There were people constantly running up to my window, taking video, yelling instructions to me from across the street, “Don’t you get out of that car, Miss!” It felt like a nightmare. All I could do was close my eyes, not respond and just shake and cry silently. Meanwhile, Jian was in the backseat. She took the phone, called Daniel at work and was trying her best to communicate what was happening. The supervising police officer arrived, asked me what was going on, and I gave him the same story. He said that there was no way that the car would be unhooked and that if I didn’t get out of it, he would forcibly remove me, take me to jail, and take my daughter with him. I asked him if he would put all of this incident into writing for me. He said, “Oh! Yes ma’am! Any time you are taken into jail it WILL be written up and it WILL go on your record.” I said, “No, if I come with you, will you write all of these details up and give me a copy of what has happened because the Americans with Disabilities Act states that if my daughter wants to eat at that restaurant then she has to be given access to get into it.” He paused, took a step closer and asked me to repeat what I had just said. Then he said to wait a minute and walked off. (This girl who was taught to follow rules and never question authority shocked herself!)
About 30 more minutes of this nightmare of everyone fighting each other on the street went by. Cookie called her “Jewish lawyer” who came to my window (I’m not trying to judge anyone, but I can tell you that this man wasn’t a lawyer) and was giving me the laser eyes and yelling “Say yes! Tell the cops that this man is representing you!” Jian was yelling in the backseat that she didn’t want to go to jail. All I did for this entire hour and a half was sit quietly with my eyes closed, crying and praying. Then, just like that, the small police officer came up and said that they were unhooking my car and that I would just need to pay a $50 ticket. Something about it being posted earlier on the street that you couldn’t park there from 4-6pm. He said, “See? If you want to get things done, you just have to call the supervisor.” He didn’t know how true that statement was, because we had certainly been calling on Him.

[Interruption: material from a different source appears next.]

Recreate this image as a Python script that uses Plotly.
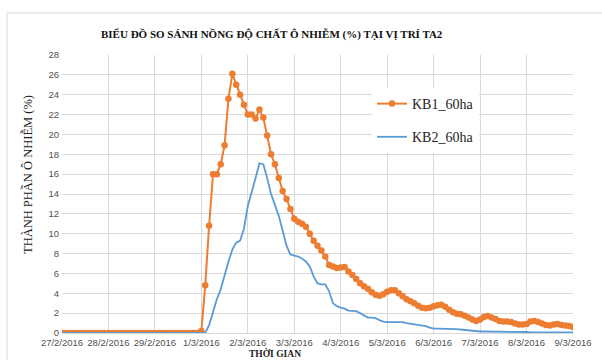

Even though I physically felt alone, I knew the truth of 2 Kings 6:16-17: Do not fear, for those who are with us are more than those who are with them. And Elisha prayed, and said, “Lord, I pray, open his eyes that he may see.” Then the Lord opened the eyes of the young man, and he saw. And behold, the mountain was full of horses and chariots of fire all around Elisha.
I have not ever experienced people who are full of such evil and coldness before. I was equally surprised that this crowd of people on the street took it upon themselves to make such a fuss for us. Cookie even offered to pay my parking ticket (which I couldn’t agree to.) So many applications here. I kept thinking about Isaiah 53: He was oppressed and afflicted, yet He opened not His mouth. That Jesus gave His life for this heartless tow truck driver and that I am instructed to pray for this man. I thought about how helpless Daniel must have felt to get that call from Jian. And how it must have tormented the Father to watch his Son dying on that cross. I thought about the gospel itself and how these people on the street would have been the very ones that Jesus would have spent time with. Before we drove off, Cookie ran into her store and brought us 2 cold bottles of water. I thanked her, and Jian decided to confront her about all the “bad words and F words” she had been saying. On a happy note, we found another place to get some mediocre Chinese food and watched our movie. Jian complained the rest of the night about not getting those chicken feet, though.